═════ DATASET CONTENT ═════
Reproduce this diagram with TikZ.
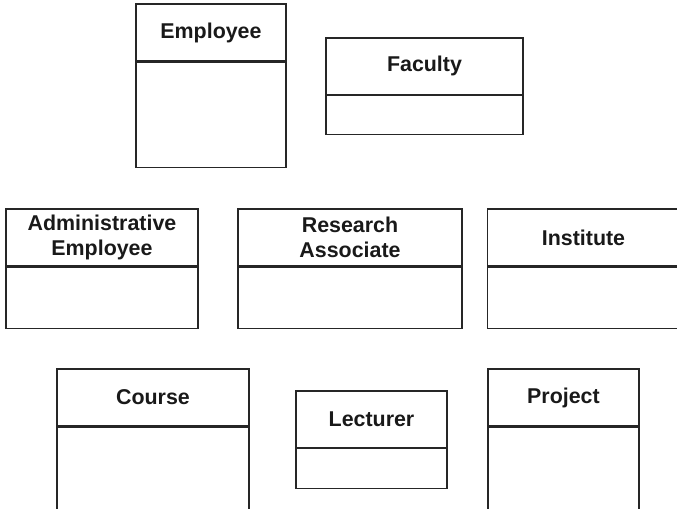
\documentclass[tikz,border=0pt]{standalone}
\usepackage{fontspec}
\setmainfont{Liberation Sans}
\usetikzlibrary{positioning}

\begin{document}
\begin{tikzpicture}[x=0.5pt, y=-0.5pt,
    head/.style={rectangle, draw=black!85, line width=0.6pt, align=center, inner sep=0pt, font=\fontsize{10.7}{12.5}\selectfont\bfseries, text=black!90},
    body/.style={rectangle, draw=black!85, line width=0.6pt, inner sep=0pt}
]
\useasboundingbox (0,0) rectangle (677,509);
\clip (0,0) rectangle (677,509);

% top row
\node[head, minimum width=75pt, minimum height=28.5pt] (employee) at (211,32.5) {Employee};
\node[body, minimum width=75pt, minimum height=52.5pt, below=0pt of employee] (employeebody) {};

\node[head, minimum width=98.5pt, minimum height=28.25pt] (faculty) at (424.5,66.25) {Faculty};
\node[body, minimum width=98.5pt, minimum height=19.25pt, below=0pt of faculty] (facultybody) {};

% middle row
\node[head, minimum width=96pt, minimum height=28.5pt] (admin) at (102,237.5) {Administrative\\Employee};
\node[body, minimum width=96pt, minimum height=30.5pt, below=0pt of admin] (adminbody) {};

\node[head, minimum width=112pt, minimum height=28.5pt] (research) at (350,237.5) {Research\\Associate};
\node[body, minimum width=112pt, minimum height=30.5pt, below=0pt of research] (researchbody) {};

\node[head, minimum width=96pt, minimum height=28.5pt] (institute) at (583.5,237.5) {Institute};
\node[body, minimum width=96pt, minimum height=30.5pt, below=0pt of institute] (institutebody) {};

% bottom row
\node[head, minimum width=96pt, minimum height=28.5pt] (course) at (153,397.5) {Course};
\node[body, minimum width=96pt, minimum height=47pt, below=0pt of course] (coursebody) {};

\node[head, minimum width=75.5pt, minimum height=28.25pt] (lecturer) at (371.5,419.25) {Lecturer};
\node[body, minimum width=75.5pt, minimum height=20pt, below=0pt of lecturer] (lecturerbody) {};

\node[head, minimum width=75.5pt, minimum height=28.5pt] (project) at (563.5,397.5) {Project};
\node[body, minimum width=75.5pt, minimum height=47pt, below=0pt of project] (projectbody) {};
\end{tikzpicture}
\end{document}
═════
EXERCISE DETAILS. Copy out all the data exactly; skip the pictures.

EXERCISE RESPONSE.
Reproduce this diagram with TikZ.
\documentclass[tikz,border=0pt]{standalone}
\usepackage{fontspec}
\setmainfont{Liberation Sans}
\usetikzlibrary{positioning}

\begin{document}
\begin{tikzpicture}[x=0.5pt, y=-0.5pt,
    head/.style={rectangle, draw=black!85, line width=0.6pt, align=center, inner sep=0pt, font=\fontsize{10.7}{12.5}\selectfont\bfseries, text=black!90},
    body/.style={rectangle, draw=black!85, line width=0.6pt, inner sep=0pt}
]
\useasboundingbox (0,0) rectangle (677,509);
\clip (0,0) rectangle (677,509);

% top row
\node[head, minimum width=75pt, minimum height=28.5pt] (employee) at (211,32.5) {Employee};
\node[body, minimum width=75pt, minimum height=52.5pt, below=0pt of employee] (employeebody) {};

\node[head, minimum width=98.5pt, minimum height=28.25pt] (faculty) at (424.5,66.25) {Faculty};
\node[body, minimum width=98.5pt, minimum height=19.25pt, below=0pt of faculty] (facultybody) {};

% middle row
\node[head, minimum width=96pt, minimum height=28.5pt] (admin) at (102,237.5) {Administrative\\Employee};
\node[body, minimum width=96pt, minimum height=30.5pt, below=0pt of admin] (adminbody) {};

\node[head, minimum width=112pt, minimum height=28.5pt] (research) at (350,237.5) {Research\\Associate};
\node[body, minimum width=112pt, minimum height=30.5pt, below=0pt of research] (researchbody) {};

\node[head, minimum width=96pt, minimum height=28.5pt] (institute) at (583.5,237.5) {Institute};
\node[body, minimum width=96pt, minimum height=30.5pt, below=0pt of institute] (institutebody) {};

% bottom row
\node[head, minimum width=96pt, minimum height=28.5pt] (course) at (153,397.5) {Course};
\node[body, minimum width=96pt, minimum height=47pt, below=0pt of course] (coursebody) {};

\node[head, minimum width=75.5pt, minimum height=28.25pt] (lecturer) at (371.5,419.25) {Lecturer};
\node[body, minimum width=75.5pt, minimum height=20pt, below=0pt of lecturer] (lecturerbody) {};

\node[head, minimum width=75.5pt, minimum height=28.5pt] (project) at (563.5,397.5) {Project};
\node[body, minimum width=75.5pt, minimum height=47pt, below=0pt of project] (projectbody) {};
\end{tikzpicture}
\end{document}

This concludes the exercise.